• **TASK REQUIREMENTS**: Nothing outside the range from the line with "Give me the matplotlib source for this chart." to the line with "label=labels[2], solid_joinstyle='miter')" belongs in the copy, and no pictures do either; repeat that range exactly.

Items from a dataset:
* Start *

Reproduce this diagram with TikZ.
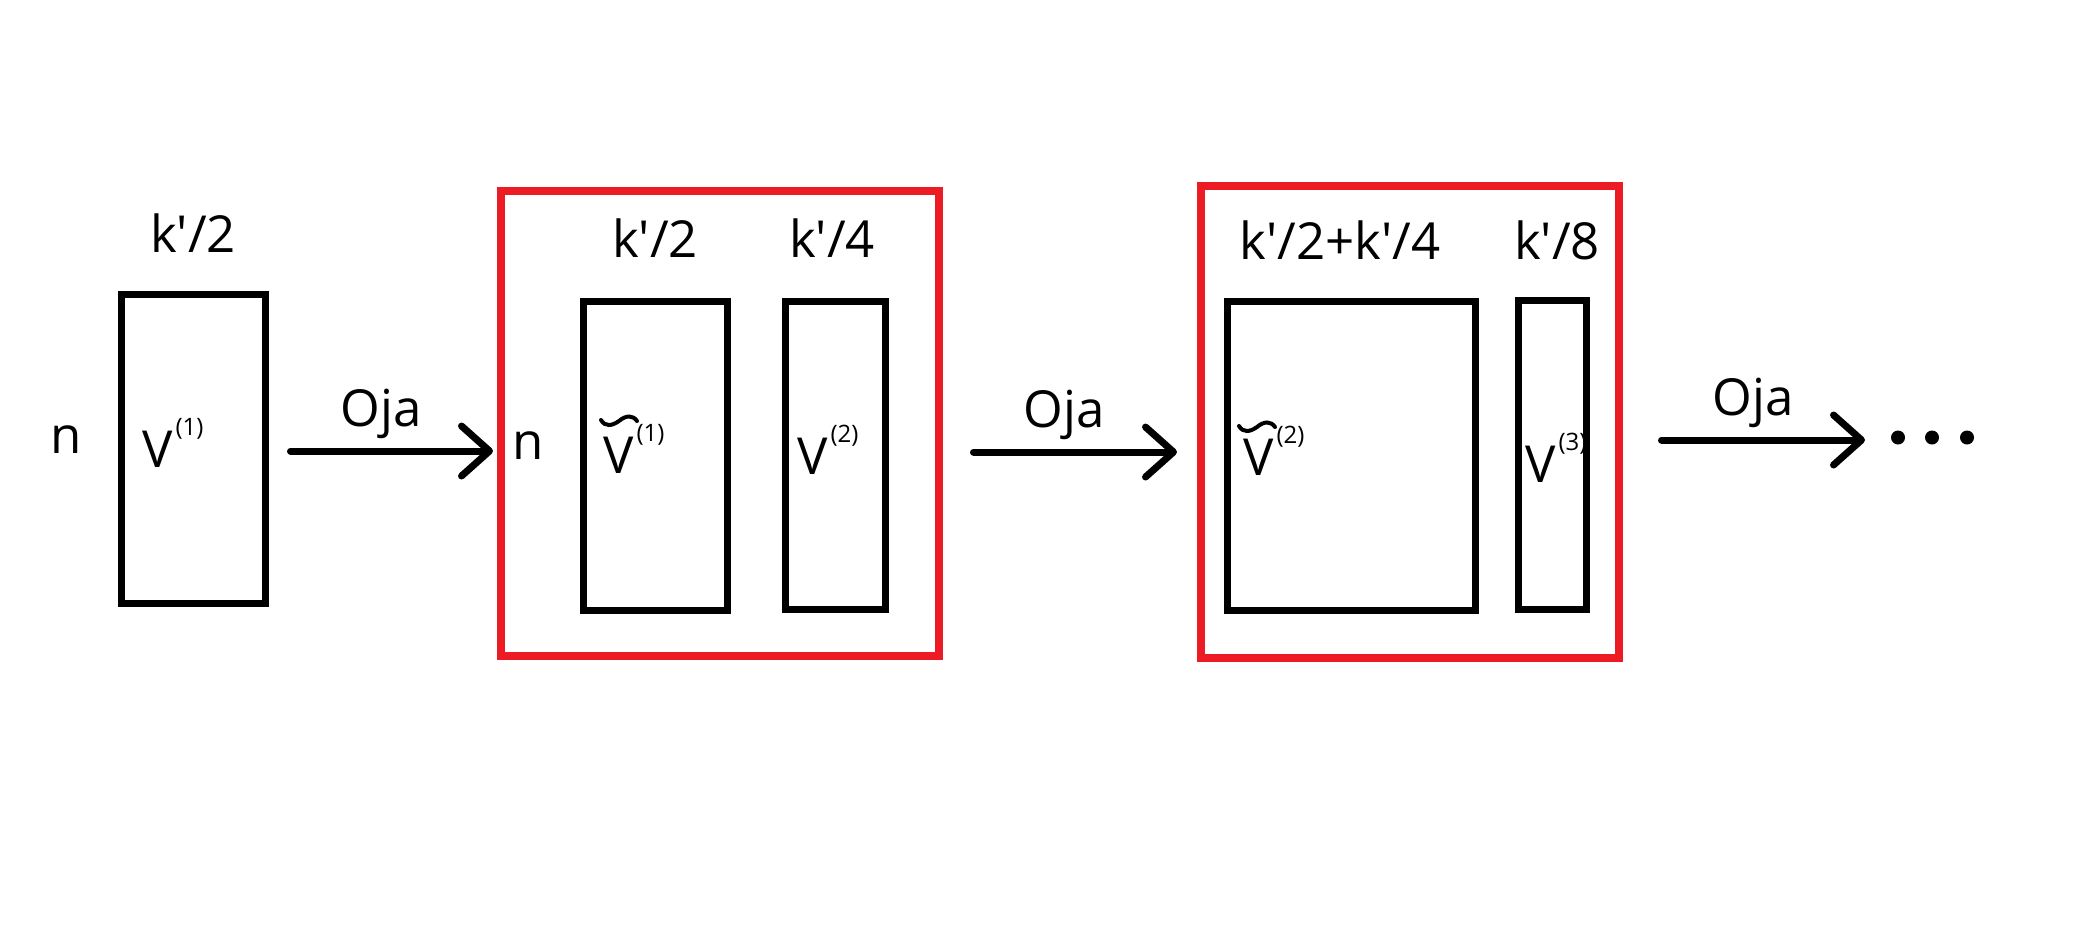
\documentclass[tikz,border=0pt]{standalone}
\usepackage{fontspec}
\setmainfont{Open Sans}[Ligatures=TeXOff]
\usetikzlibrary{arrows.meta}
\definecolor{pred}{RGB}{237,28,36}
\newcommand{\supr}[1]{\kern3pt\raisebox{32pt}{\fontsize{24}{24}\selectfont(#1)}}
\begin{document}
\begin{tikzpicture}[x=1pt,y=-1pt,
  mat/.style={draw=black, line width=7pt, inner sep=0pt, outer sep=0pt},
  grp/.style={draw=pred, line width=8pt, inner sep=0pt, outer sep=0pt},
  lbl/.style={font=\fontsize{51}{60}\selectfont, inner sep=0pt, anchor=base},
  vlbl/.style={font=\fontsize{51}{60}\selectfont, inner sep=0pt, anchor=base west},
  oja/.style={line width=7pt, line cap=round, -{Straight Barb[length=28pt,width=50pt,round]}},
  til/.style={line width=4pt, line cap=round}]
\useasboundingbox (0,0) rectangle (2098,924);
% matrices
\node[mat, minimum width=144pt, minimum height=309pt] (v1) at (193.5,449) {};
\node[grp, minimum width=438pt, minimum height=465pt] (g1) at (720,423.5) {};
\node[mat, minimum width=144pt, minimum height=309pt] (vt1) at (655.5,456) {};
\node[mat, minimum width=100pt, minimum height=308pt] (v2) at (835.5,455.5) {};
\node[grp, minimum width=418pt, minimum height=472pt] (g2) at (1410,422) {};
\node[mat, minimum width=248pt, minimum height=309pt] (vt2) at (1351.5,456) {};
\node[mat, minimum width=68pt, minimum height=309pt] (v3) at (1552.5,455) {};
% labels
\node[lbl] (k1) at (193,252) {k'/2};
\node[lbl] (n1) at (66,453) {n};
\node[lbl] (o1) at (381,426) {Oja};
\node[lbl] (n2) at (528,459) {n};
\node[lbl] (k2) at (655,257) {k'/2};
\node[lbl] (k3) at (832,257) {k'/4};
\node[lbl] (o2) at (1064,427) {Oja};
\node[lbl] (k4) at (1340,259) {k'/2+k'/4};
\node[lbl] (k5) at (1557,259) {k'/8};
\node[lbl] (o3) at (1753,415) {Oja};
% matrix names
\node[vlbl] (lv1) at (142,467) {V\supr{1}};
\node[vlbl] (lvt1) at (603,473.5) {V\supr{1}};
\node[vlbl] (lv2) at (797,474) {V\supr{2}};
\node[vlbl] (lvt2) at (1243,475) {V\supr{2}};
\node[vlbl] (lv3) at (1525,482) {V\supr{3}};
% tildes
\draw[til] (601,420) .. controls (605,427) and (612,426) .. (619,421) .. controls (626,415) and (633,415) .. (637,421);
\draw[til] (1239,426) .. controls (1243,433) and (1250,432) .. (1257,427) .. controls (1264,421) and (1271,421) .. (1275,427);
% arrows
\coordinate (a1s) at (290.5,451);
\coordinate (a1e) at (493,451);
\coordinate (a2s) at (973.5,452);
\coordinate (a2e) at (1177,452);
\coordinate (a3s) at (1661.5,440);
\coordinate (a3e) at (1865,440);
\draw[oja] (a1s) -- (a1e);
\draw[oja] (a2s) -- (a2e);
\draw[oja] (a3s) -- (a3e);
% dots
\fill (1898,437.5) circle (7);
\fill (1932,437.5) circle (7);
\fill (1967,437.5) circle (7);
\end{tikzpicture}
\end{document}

* End *
* Start *

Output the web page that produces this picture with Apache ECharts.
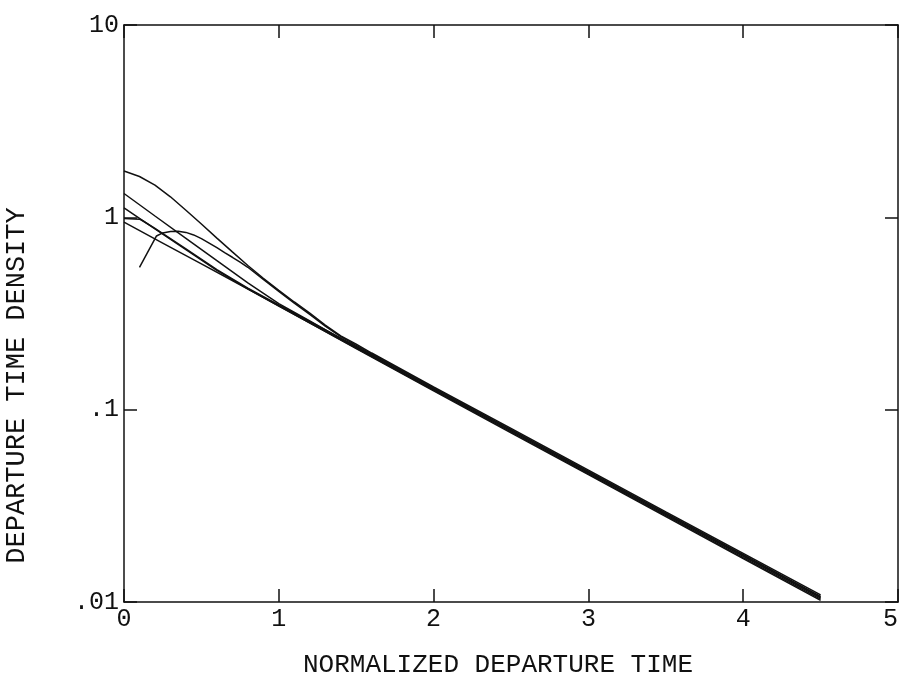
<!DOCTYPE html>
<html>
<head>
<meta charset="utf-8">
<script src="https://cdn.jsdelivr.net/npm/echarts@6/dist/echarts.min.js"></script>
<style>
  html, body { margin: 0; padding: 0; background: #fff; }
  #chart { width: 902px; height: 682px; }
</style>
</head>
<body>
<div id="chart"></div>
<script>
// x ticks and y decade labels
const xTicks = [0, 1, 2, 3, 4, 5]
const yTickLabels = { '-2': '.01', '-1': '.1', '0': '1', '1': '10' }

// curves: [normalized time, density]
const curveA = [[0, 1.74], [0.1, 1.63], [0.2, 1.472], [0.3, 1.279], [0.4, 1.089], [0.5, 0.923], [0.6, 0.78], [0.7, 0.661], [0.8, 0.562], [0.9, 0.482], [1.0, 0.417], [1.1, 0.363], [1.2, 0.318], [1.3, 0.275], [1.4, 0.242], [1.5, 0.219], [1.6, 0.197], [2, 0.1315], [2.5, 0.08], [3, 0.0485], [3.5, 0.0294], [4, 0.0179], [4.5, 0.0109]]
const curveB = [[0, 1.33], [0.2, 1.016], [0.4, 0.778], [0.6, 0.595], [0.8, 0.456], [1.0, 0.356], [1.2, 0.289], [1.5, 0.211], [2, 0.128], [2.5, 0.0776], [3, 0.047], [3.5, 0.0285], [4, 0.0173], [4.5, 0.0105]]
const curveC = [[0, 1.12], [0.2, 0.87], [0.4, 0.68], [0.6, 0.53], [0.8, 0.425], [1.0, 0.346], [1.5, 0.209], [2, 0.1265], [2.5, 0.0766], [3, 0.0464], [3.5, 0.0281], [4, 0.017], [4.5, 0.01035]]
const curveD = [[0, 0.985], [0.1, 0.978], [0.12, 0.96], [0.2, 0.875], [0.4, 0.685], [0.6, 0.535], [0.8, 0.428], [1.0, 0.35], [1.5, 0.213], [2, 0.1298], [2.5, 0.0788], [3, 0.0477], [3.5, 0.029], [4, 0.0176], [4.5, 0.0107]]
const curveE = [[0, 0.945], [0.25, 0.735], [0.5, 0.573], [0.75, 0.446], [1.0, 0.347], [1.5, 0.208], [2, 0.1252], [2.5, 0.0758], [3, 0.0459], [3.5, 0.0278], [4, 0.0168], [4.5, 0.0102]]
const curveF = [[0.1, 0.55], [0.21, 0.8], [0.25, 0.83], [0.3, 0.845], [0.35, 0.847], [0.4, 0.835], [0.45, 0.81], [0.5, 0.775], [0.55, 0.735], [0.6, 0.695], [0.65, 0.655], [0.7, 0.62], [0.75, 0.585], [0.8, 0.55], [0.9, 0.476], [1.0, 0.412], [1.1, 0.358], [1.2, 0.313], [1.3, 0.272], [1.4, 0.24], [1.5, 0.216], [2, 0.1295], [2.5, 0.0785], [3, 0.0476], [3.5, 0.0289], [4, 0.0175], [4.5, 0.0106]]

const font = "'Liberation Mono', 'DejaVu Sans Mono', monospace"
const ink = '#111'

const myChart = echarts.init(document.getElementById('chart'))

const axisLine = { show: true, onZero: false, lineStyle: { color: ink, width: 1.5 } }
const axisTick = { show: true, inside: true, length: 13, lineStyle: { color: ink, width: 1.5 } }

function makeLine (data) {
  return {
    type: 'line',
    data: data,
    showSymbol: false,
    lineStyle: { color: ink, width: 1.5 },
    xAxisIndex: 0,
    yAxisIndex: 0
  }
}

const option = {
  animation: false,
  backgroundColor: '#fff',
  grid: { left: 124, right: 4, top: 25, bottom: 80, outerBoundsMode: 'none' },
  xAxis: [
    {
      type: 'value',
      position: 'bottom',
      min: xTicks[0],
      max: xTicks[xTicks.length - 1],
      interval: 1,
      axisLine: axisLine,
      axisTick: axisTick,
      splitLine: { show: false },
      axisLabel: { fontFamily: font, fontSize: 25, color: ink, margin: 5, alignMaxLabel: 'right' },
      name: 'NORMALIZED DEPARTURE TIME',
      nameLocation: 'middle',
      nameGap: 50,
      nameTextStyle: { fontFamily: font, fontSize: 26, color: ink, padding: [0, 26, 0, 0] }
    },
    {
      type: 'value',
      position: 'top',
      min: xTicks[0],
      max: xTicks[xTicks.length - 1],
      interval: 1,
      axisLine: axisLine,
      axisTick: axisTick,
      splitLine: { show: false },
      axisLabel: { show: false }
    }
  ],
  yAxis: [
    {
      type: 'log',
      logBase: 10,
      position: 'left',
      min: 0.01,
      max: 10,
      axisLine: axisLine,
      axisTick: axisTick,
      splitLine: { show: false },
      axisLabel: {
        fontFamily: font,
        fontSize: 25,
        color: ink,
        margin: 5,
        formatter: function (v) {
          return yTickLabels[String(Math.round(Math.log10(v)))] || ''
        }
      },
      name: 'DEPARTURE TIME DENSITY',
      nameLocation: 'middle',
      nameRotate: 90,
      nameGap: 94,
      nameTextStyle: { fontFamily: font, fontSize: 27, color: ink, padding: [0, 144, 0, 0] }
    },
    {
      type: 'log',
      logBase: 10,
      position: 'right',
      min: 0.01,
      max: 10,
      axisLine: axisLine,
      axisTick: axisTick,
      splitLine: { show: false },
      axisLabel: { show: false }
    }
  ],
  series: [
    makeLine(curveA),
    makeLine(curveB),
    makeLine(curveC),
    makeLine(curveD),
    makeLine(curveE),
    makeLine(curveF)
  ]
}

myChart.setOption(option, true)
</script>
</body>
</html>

* End *
* Start *

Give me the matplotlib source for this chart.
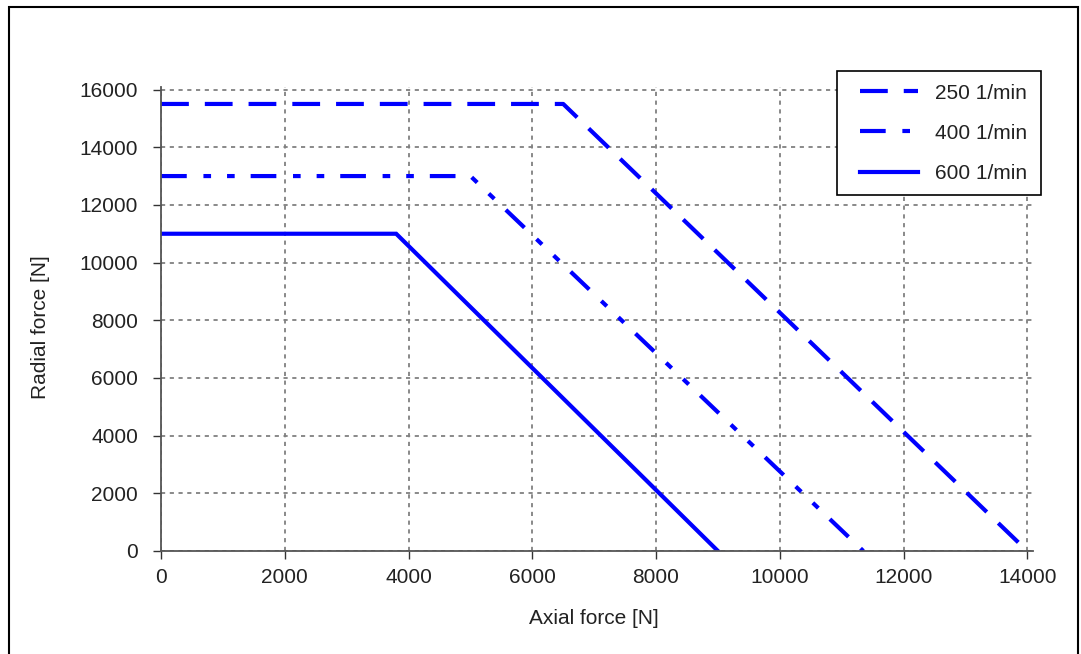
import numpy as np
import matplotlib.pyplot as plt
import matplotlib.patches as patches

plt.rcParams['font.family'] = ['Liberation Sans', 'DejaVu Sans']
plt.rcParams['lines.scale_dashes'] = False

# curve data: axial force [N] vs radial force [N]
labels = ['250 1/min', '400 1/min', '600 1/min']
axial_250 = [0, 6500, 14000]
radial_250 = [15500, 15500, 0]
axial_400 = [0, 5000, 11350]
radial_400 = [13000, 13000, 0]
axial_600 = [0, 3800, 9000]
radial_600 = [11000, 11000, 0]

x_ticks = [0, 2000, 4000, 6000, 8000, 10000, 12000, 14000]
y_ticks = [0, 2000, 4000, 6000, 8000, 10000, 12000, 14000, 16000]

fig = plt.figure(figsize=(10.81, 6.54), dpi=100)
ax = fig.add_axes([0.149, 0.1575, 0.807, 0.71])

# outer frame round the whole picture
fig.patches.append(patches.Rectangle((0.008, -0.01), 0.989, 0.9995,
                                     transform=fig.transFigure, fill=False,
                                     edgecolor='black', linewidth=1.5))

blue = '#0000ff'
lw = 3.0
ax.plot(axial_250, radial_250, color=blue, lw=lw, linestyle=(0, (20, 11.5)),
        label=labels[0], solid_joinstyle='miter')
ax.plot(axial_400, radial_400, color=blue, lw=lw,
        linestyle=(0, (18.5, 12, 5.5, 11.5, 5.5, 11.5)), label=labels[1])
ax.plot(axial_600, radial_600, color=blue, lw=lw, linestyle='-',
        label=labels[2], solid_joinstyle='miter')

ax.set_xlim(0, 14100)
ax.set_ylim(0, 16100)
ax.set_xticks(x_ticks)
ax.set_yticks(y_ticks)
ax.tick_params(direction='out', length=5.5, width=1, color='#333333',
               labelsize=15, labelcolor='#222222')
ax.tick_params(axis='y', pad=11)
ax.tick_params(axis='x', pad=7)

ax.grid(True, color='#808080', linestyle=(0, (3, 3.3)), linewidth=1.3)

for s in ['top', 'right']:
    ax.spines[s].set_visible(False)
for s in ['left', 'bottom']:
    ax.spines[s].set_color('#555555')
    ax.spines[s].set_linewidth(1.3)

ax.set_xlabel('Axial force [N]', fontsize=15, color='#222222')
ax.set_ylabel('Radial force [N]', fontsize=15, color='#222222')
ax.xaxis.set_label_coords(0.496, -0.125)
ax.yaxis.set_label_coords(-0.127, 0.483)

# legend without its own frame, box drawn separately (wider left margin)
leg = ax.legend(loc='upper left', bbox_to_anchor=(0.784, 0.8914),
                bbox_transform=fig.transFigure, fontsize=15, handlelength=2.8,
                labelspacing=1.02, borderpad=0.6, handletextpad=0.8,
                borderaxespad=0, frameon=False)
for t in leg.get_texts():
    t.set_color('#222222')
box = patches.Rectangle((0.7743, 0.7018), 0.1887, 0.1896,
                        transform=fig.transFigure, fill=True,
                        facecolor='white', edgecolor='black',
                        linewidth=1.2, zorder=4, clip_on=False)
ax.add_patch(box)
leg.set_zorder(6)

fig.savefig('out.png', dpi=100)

* End *

• **ANSWER TO THIS PROBLEM**:
Give me the matplotlib source for this chart.
import numpy as np
import matplotlib.pyplot as plt
import matplotlib.patches as patches

plt.rcParams['font.family'] = ['Liberation Sans', 'DejaVu Sans']
plt.rcParams['lines.scale_dashes'] = False

# curve data: axial force [N] vs radial force [N]
labels = ['250 1/min', '400 1/min', '600 1/min']
axial_250 = [0, 6500, 14000]
radial_250 = [15500, 15500, 0]
axial_400 = [0, 5000, 11350]
radial_400 = [13000, 13000, 0]
axial_600 = [0, 3800, 9000]
radial_600 = [11000, 11000, 0]

x_ticks = [0, 2000, 4000, 6000, 8000, 10000, 12000, 14000]
y_ticks = [0, 2000, 4000, 6000, 8000, 10000, 12000, 14000, 16000]

fig = plt.figure(figsize=(10.81, 6.54), dpi=100)
ax = fig.add_axes([0.149, 0.1575, 0.807, 0.71])

# outer frame round the whole picture
fig.patches.append(patches.Rectangle((0.008, -0.01), 0.989, 0.9995,
                                     transform=fig.transFigure, fill=False,
                                     edgecolor='black', linewidth=1.5))

blue = '#0000ff'
lw = 3.0
ax.plot(axial_250, radial_250, color=blue, lw=lw, linestyle=(0, (20, 11.5)),
        label=labels[0], solid_joinstyle='miter')
ax.plot(axial_400, radial_400, color=blue, lw=lw,
        linestyle=(0, (18.5, 12, 5.5, 11.5, 5.5, 11.5)), label=labels[1])
ax.plot(axial_600, radial_600, color=blue, lw=lw, linestyle='-',
        label=labels[2], solid_joinstyle='miter')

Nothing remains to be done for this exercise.